Bis jetzt passiert aber nur, dass wenn ich auf "Start" drücke, das Programm für 160*17ms "einfriert" und meine Felder nach dieser Zeit am Ende meiner "Rennstrecke sind". Ich brauche aber das jeder einzelne Schritt angezeigt wird, sprich das Boot zum Ziel schwimmt. 

Meine Fragen sind nun, bin ich mit der Funktion "Thread.sleep" auf dem richtigen Weg? Brauch ich die Funktion "repaint" um dies zu realisieren und wenn ja, wie schreibe ich diese richtig in mein Programm?

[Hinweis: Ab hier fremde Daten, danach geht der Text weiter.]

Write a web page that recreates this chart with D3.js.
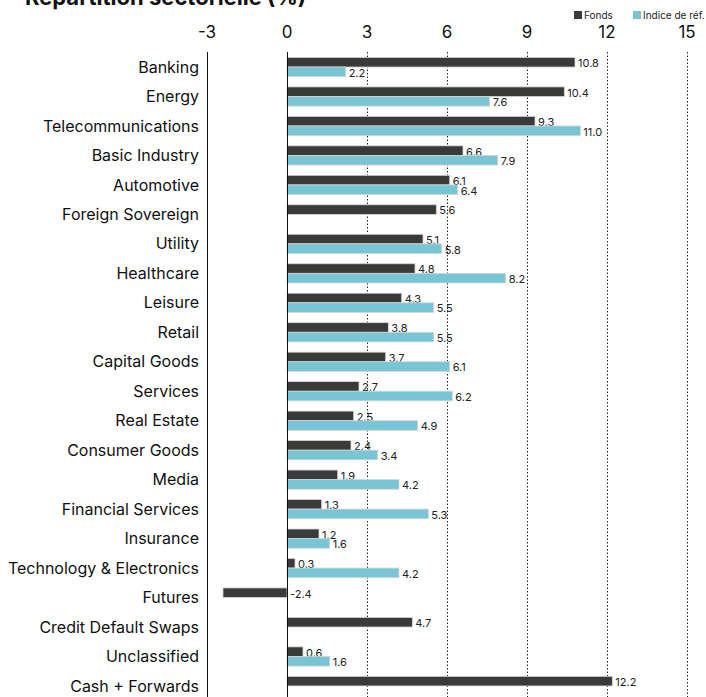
<!DOCTYPE html>
<html>
<head>
<meta charset="utf-8">
<script src="https://cdn.jsdelivr.net/npm/d3@7"></script>
<style>
  body { margin: 0; background: #fff; }
  svg { display: block; font-family: Inter, "Liberation Sans", Arial, sans-serif; }
</style>
</head>
<body>
<div id="chart"></div>
<script>
var categories = ["Banking", "Energy", "Telecommunications", "Basic Industry", "Automotive",
  "Foreign Sovereign", "Utility", "Healthcare", "Leisure", "Retail", "Capital Goods",
  "Services", "Real Estate", "Consumer Goods", "Media", "Financial Services", "Insurance",
  "Technology & Electronics", "Futures", "Credit Default Swaps", "Unclassified", "Cash + Forwards"];
var fonds = [10.8, 10.4, 9.3, 6.6, 6.1, 5.6, 5.1, 4.8, 4.3, 3.8, 3.7, 2.7, 2.5, 2.4, 1.9, 1.3, 1.2, 0.3, -2.4, 4.7, 0.6, 12.2];
var indice = [2.2, 7.6, 11.0, 7.9, 6.4, null, 5.8, 8.2, 5.5, 5.5, 6.1, 6.2, 4.9, 3.4, 4.2, 5.3, 1.6, 4.2, null, null, 1.6, null];
var ticks = [-3, 0, 3, 6, 9, 12, 15];
var seriesNames = ["Fonds", "Indice de réf."];
var colors = ["#3a3b39", "#78c5d5"];

var width = 706, height = 697;
var svg = d3.select("#chart").append("svg")
  .attr("width", width)
  .attr("height", height);

var x = d3.scaleLinear().domain([-3, 15]).range([207, 687]);
var y = d3.scaleBand().domain(categories).range([52.3, 700.7]);
var barH = 9.6;

// title (cut at top like the original)
svg.append("text")
  .attr("x", 25).attr("y", 5)
  .attr("font-size", 22).attr("font-weight", "bold")
  .attr("fill", "#111")
  .text("Répartition sectorielle (%)");

// grid
svg.append("g").selectAll("line")
  .data(ticks.filter(function(t){ return t > 0; }))
  .enter().append("line")
  .attr("x1", function(d){ return x(d) + 0.5; })
  .attr("x2", function(d){ return x(d) + 0.5; })
  .attr("y1", 52).attr("y2", height)
  .attr("stroke", "#222").attr("stroke-width", 1)
  .attr("stroke-dasharray", "1.5,2");

// top tick labels
svg.append("g").selectAll("text")
  .data(ticks).enter().append("text")
  .attr("x", function(d){ return x(d); })
  .attr("y", 38)
  .attr("text-anchor", "middle")
  .attr("font-size", 17)
  .attr("fill", "#111")
  .text(function(d){ return d; });

// category labels
svg.append("g").selectAll("text")
  .data(categories).enter().append("text")
  .attr("x", 199)
  .attr("y", function(d){ return y(d) + y.bandwidth() / 2; })
  .attr("dy", "0.35em")
  .attr("text-anchor", "end")
  .attr("font-size", 16)
  .attr("fill", "#111")
  .text(function(d){ return d; });

// bars
function drawSeries(values, idx) {
  var g = svg.append("g");
  var rows = categories.map(function(c, i){ return { cat: c, v: values[i] }; })
    .filter(function(d){ return d.v !== null; });
  g.selectAll("rect").data(rows).enter().append("rect")
    .attr("x", function(d){ return x(Math.min(0, d.v)); })
    .attr("y", function(d){ return y(d.cat) + y.bandwidth() / 2 - barH + idx * barH; })
    .attr("width", function(d){ return Math.abs(x(d.v) - x(0)); })
    .attr("height", barH)
    .attr("fill", colors[idx])
    .attr("stroke", "#d4d4d4").attr("stroke-width", 0.8);
  g.selectAll("text").data(rows).enter().append("text")
    .attr("x", function(d){ return d.v < 0 ? x(0) + 3 : x(d.v) + 3; })
    .attr("y", function(d){ return y(d.cat) + y.bandwidth() / 2 - barH + idx * barH + barH / 2 + 1; })
    .attr("dy", "0.35em")
    .attr("font-size", 11)
    .attr("fill", "#222")
    .text(function(d){ return d.v.toFixed(1); });
}
drawSeries(fonds, 0);
drawSeries(indice, 1);

// axis lines
svg.append("line")
  .attr("x1", x(0) + 0.5).attr("x2", x(0) + 0.5)
  .attr("y1", 52).attr("y2", height)
  .attr("stroke", "#111").attr("stroke-width", 1);
svg.append("line")
  .attr("x1", x(-3) + 0.5).attr("x2", x(-3) + 0.5)
  .attr("y1", 52).attr("y2", height)
  .attr("stroke", "#111").attr("stroke-width", 1);

// legend
var legX = [574, 633];
var leg = svg.append("g").selectAll("g")
  .data(seriesNames).enter().append("g")
  .attr("transform", function(d, i){ return "translate(" + legX[i] + ",11)"; });
leg.append("rect").attr("width", 8).attr("height", 8)
  .attr("fill", function(d, i){ return colors[i]; });
leg.append("text").attr("x", 10).attr("y", 4).attr("dy", "0.35em")
  .attr("font-size", 10).attr("fill", "#222")
  .text(function(d){ return d; });
</script>
</body>
</html>
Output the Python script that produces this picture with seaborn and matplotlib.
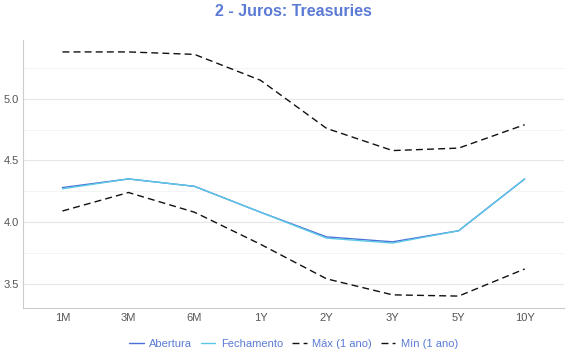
import numpy as np
import pandas as pd
import matplotlib
matplotlib.use("Agg")
import matplotlib.pyplot as plt
import seaborn as sns

vencimentos = ["1M", "3M", "6M", "1Y", "2Y", "3Y", "5Y", "10Y"]
abertura = [4.28, 4.35, 4.29, 4.08, 3.88, 3.84, 3.93, 4.35]
fechamento = [4.27, 4.35, 4.29, 4.08, 3.87, 3.83, 3.93, 4.35]
maximo = [5.38, 5.38, 5.36, 5.15, 4.76, 4.58, 4.60, 4.79]
minimo = [4.09, 4.24, 4.08, 3.82, 3.54, 3.41, 3.40, 3.62]

df = pd.DataFrame({
    "Vencimento": vencimentos,
    "Abertura": abertura,
    "Fechamento": fechamento,
    "Máx (1 ano)": maximo,
    "Mín (1 ano)": minimo,
})
longo = df.melt(id_vars="Vencimento", var_name="Série", value_name="Taxa")

sns.set_style("white")
plt.rcParams["font.family"] = ["Liberation Sans", "DejaVu Sans"]

cores = {
    "Abertura": "#4a6fd8",
    "Fechamento": "#5cc8e6",
    "Máx (1 ano)": "#111111",
    "Mín (1 ano)": "#111111",
}
estilos = {
    "Abertura": "",
    "Fechamento": "",
    "Máx (1 ano)": (5, 3),
    "Mín (1 ano)": (5, 3),
}

fig, ax = plt.subplots(figsize=(5.7, 3.6), dpi=100)
fig.subplots_adjust(left=0.04, right=0.99, top=0.89, bottom=0.145)

sns.lineplot(data=longo, x="Vencimento", y="Taxa", hue="Série", style="Série",
             palette=cores, dashes=estilos, linewidth=1.0, ax=ax, sort=False)

ax.set_xlim(-0.6, 7.6)
ax.set_ylim(3.305, 5.48)
ax.set_yticks([3.5, 4.0, 4.5, 5.0])
ax.set_yticks(np.arange(3.5, 5.5, 0.25), minor=True)
ax.grid(axis="y", which="major", color="#e6e6e6", linewidth=0.8)
ax.grid(axis="y", which="minor", color="#f2f2f2", linewidth=0.6)
ax.set_axisbelow(True)
ax.set_xlabel("")
ax.set_ylabel("")
ax.tick_params(axis="both", which="both", length=0, labelsize=8, colors="#555555")
ax.tick_params(axis="x", pad=4)
ax.tick_params(axis="y", pad=3)
for lado in ["top", "right"]:
    ax.spines[lado].set_visible(False)
ax.spines["left"].set_color("#cccccc")
ax.spines["bottom"].set_color("#cccccc")

ax.set_title("2 - Juros: Treasuries", color="#5b7bd5", fontsize=11.5,
             fontweight="bold", pad=17)

leg = ax.legend(loc="upper center", bbox_to_anchor=(0.5, -0.08), ncol=4,
                frameon=False, fontsize=8, handlelength=1.3, handletextpad=0.5,
                columnspacing=0.8)
for texto in leg.get_texts():
    texto.set_color("#5b7bd5")

fig.savefig("out.png", dpi=100)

Ich hoffe ihr könnt mir weiter helfen, weil von diesem Fach hängt momentan mein Weiterkommen in der Weiterbildung ab.

Mit freundlichen Grüßen

René


----------



## JCODA (29. Nov 2014)

Das Problem an Thread.sleep() ist, dass du es einfach so aufrufst und den derzeitigen Thread (den Event Dispatcher Thread), der auch das Zeichnen übernimmt schlafen legst. Du musst entweder einen TimerTask verwenden, oder etwas "unsauberer" den SwingTimer, oder du lagerst das ganze in einen eigenen Thread aus. Der kann dann parallel zum zeichen bzw. zur restlichen Logik laufen. Um eine "flüssige" Animation hinzubekommen, könnte es sich lohnen mit der Zeitdifferenz zu rechnen sodass du letztendlich rechnest Weg = alterWeg + Zeitdifferenz*Geschwindigkeit.


----------



## Rene_93 (30. Nov 2014)

Ich hab das jetzt mal mit dem TimeTask versucht, aber irgendiwe gibt er mir dann in der Console immer einen Error aus. Ich verstehe aus Erklärungen die ich gesucht habe auch nicht genau, wie ich TimeTask anwende. Ich habe noch ein Buch (Grundkurs Programmieren in Java 8), jedoch steht dort gar nichts über TimeTask drin.


----------